Your answer should be one number: how many lines of the data include the string "matplotlib"?

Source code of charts
•••

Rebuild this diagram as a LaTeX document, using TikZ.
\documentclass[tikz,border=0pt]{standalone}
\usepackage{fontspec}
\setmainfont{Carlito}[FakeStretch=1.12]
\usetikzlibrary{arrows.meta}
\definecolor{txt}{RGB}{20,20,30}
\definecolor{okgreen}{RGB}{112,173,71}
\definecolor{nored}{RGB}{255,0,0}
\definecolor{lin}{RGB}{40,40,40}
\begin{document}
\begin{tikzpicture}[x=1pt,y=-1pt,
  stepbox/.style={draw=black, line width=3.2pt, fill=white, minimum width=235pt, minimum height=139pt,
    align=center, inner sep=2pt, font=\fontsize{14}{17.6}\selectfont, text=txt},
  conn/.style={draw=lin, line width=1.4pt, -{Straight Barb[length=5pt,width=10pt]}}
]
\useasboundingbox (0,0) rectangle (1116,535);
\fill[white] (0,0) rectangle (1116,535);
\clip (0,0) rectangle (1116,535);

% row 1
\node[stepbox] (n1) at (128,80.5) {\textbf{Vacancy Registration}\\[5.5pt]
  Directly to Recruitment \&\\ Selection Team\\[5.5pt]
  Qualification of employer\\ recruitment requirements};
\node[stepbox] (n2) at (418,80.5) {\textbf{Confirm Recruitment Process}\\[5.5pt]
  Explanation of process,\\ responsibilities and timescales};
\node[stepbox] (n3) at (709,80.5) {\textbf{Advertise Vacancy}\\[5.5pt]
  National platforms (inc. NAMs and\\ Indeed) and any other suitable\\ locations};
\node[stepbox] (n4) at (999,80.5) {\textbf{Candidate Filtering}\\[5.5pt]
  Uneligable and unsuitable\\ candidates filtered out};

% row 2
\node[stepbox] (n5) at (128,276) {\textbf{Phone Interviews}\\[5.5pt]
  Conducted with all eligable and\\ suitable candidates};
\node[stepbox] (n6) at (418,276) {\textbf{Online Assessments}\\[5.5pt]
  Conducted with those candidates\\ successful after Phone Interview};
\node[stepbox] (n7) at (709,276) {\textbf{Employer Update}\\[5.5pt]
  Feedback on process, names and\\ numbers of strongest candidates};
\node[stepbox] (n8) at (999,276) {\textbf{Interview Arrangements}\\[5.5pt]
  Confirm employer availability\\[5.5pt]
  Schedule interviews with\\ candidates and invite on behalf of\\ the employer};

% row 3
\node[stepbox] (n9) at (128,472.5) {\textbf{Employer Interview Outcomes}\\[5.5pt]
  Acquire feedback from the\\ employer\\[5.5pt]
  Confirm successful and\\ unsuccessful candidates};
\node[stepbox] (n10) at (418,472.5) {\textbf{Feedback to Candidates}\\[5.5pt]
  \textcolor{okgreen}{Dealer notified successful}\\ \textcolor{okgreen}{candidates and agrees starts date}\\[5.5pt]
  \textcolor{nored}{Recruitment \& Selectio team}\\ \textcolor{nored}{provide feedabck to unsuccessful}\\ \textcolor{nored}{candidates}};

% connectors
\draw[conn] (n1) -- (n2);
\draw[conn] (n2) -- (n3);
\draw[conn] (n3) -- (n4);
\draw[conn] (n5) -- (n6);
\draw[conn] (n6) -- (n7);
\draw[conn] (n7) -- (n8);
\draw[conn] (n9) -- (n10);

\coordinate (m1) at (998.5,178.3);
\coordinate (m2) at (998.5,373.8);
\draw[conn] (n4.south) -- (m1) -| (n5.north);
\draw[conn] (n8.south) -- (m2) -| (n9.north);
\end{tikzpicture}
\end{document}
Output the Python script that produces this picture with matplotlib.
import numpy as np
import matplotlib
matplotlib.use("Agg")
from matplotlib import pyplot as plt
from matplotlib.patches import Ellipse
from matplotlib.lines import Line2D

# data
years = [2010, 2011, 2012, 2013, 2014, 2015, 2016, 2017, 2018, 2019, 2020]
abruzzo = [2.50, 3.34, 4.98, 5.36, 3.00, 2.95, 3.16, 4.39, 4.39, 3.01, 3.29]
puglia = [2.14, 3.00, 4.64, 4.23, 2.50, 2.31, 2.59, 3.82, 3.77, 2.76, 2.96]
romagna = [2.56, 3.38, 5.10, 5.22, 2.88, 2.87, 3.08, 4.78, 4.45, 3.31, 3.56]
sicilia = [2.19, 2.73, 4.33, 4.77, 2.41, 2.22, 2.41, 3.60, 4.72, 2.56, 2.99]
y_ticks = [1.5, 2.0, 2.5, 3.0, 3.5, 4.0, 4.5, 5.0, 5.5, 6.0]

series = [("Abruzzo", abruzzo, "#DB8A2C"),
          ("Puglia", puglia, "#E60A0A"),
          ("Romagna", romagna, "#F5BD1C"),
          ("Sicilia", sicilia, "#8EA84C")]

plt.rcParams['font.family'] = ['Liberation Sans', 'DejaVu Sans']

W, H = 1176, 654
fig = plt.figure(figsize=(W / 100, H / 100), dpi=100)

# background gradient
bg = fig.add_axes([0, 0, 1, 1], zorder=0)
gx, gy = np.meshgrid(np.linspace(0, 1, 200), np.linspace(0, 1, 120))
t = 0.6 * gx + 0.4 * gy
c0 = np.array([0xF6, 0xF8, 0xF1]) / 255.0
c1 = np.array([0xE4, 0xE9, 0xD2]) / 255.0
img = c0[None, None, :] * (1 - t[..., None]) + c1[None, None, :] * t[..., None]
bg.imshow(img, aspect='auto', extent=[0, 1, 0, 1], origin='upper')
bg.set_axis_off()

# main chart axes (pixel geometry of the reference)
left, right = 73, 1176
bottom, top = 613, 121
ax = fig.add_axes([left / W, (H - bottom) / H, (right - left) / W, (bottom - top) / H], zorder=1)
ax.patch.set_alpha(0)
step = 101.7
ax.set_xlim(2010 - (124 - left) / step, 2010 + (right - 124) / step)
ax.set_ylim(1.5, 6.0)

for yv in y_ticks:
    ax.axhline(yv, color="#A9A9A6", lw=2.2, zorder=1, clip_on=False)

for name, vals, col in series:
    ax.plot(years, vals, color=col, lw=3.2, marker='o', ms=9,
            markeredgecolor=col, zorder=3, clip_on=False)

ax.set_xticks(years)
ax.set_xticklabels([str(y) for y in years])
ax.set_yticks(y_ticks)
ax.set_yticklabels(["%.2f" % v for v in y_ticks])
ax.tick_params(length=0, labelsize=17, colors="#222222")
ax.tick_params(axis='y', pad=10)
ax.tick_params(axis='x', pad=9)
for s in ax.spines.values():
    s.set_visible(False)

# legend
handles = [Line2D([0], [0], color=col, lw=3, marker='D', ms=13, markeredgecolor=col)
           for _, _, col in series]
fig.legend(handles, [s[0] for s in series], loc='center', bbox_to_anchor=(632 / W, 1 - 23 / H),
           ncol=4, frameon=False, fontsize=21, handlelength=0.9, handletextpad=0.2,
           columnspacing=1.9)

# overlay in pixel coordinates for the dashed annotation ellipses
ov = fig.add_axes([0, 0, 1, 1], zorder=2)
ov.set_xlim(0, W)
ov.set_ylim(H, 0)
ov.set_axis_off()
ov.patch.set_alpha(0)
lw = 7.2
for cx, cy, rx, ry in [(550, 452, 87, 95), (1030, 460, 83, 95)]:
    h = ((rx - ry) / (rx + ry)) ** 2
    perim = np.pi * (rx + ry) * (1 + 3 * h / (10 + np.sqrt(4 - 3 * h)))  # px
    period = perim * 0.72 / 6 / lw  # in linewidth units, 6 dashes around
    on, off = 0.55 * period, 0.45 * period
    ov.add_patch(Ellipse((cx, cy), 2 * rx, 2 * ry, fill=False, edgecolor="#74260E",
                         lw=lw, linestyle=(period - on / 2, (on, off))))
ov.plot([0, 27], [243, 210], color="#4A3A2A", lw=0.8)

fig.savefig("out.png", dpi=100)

•••

Result for this task - 6